LiLo-VLA is a modular robotics framework that combines classical motion planning with Vision-Language-Action (VLA) models to achieve long-horizon manipulation. By decoupling global "reaching" from local "interaction" and using an object-centric VLA, it achieves a 69% success rate on complex long-horizon tasks, significantly outperforming monolithic baseline models like Pi0.5.
Executive Summary
Long-horizon robotic manipulation—tasks like cleaning a kitchen or preparing a meal—has long been the "holy grail" of robotics. While Vision-Language-Action (VLA) models have shown promise in atomic skills, they often crumble when tasks are chained together. LiLo-VLA (Linked Local VLA) introduces a modular paradigm that separates where to go (Global Transport) from what to do (Local Interaction).
By leveraging classical motion planners for reaching and a specialized, object-centric VLA for interaction, this framework achieves zero-shot generalization to novel task sequences and extreme temporal scalability (up to 16 steps), outperforming state-of-the-art monolithic models like Pi0.5 by over 40% in success rate.
The Problem: Why End-to-End VLAs Fail at Depth
Current VLA paradigms face two fundamental bottlenecks:
- Combinatorial Explosion: Training a model to handle every possible sequence of actions requires an astronomical amount of demonstration data.
- Cascading Failures: End-to-end models often overfit to global visual features. A slight misalignment in step 1 leads to a failure in step 2, with no inherent mechanism to "reset" or recover.
Most models struggle with Observation Space Shift (OSS)—where irrelevant background changes (like moving a mug in the background) confuse the policy's attention on the primary task.
Methodology: Decoupling for Robustness
LiLo-VLA solves these issues through a dual-module architecture:
1. The Reaching Module (Global Transport)
Instead of forcing the neural network to learn basic geometric navigation, LiLo-VLA uses MPLib (a motion planning library). It calculates collision-free paths to a target object's vicinity. To bridge the gap between planning and execution, the system introduces initial state perturbation during training, teaching the VLA to handle the slight inaccuracies of a physical planner.
2. The Interaction Module (Object-Centric VLA)
Once the arm is in position, the "Interaction Module" takes over. Key innovations here include:
- Wrist-Only Perception: Deliberately ignoring third-person cameras to avoid global visual distractions.

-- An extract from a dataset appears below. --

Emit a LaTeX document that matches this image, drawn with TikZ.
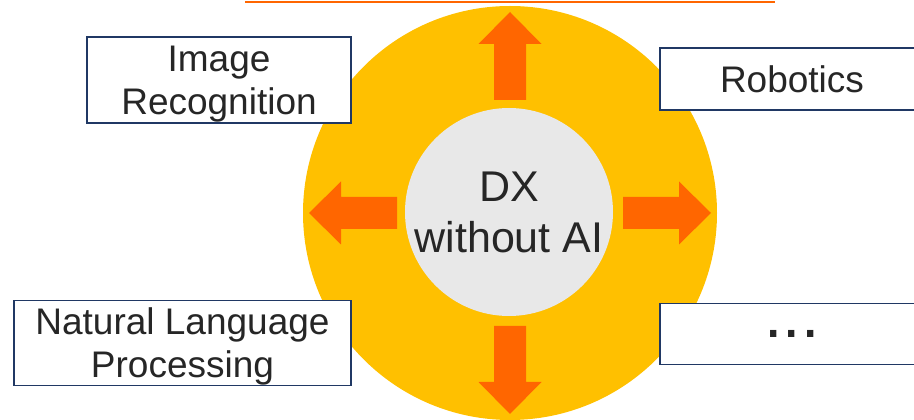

- Visual Masking & Random Erasing: Non-target objects are masked out, forcing the policy to focus exclusively on the object of interest.
Fig 1: The LiLo-VLA architecture decoupling transport and interaction phases.
3. Closed-Loop Recovery
If a skill fails (e.g., the robot misses a grasp), the system doesn't just stop. It triggers a recovery loop: the Reaching Module resets the arm to the "approach pose," and the Interaction Module retries the skill. If an object is dropped, the system semantically backtracks to the last "Pick" action.
Experimental Results: Pushing the Limits
The researchers tested LiLo-VLA on LIBERO-Long++ and a custom Ultra-Long suite.
- Zero-Shot Compositionality: When skill orders were permuted (Variant tasks), monolithic models like Pi0.5 collapsed to a 0% success rate because they "memorized" sequences. LiLo-VLA maintained an 85% success rate.
- Extreme Scalability: In a 16-step "Table Organization" task, LiLo-VLA achieved a 43-53% success rate, while baselines failed to complete even the first few steps correctly.
Table 1: Quantitative comparison showing LiLo-VLA's dominance in long-horizon tasks.
Real-World Validation
Deployed on a Franka Emika Panda, LiLo-VLA mastered 8 distinct tasks. Even when the sequence was changed or the layout was cluttered with distractors, the 85% average success rate proved the method's real-world viability.
Fig 2: Real-world rollout showing successful multi-step manipulation with distractors.
Critical Insights & Conclusion
LiLo-VLA demonstrates that modularity is a feature, not a bug. By specializing the VLA's "receptive field" to the object level and offloading the "easy" math of path planning to classical algorithms, we can build agents that:
- Are Data Efficient: Learning skills requires data, not sequence variations.
- Are Robust: Recovery mechanisms prevent a single error from ending a task.
Limitations: The system still relies on external perception models (like FoundationPose) for 6D poses. If the pose estimator fails due to extreme occlusion or transparency, the Reaching Module will target the wrong location. Future work on Active Perception—where the robot moves to find a better view—will be the next frontier for this framework.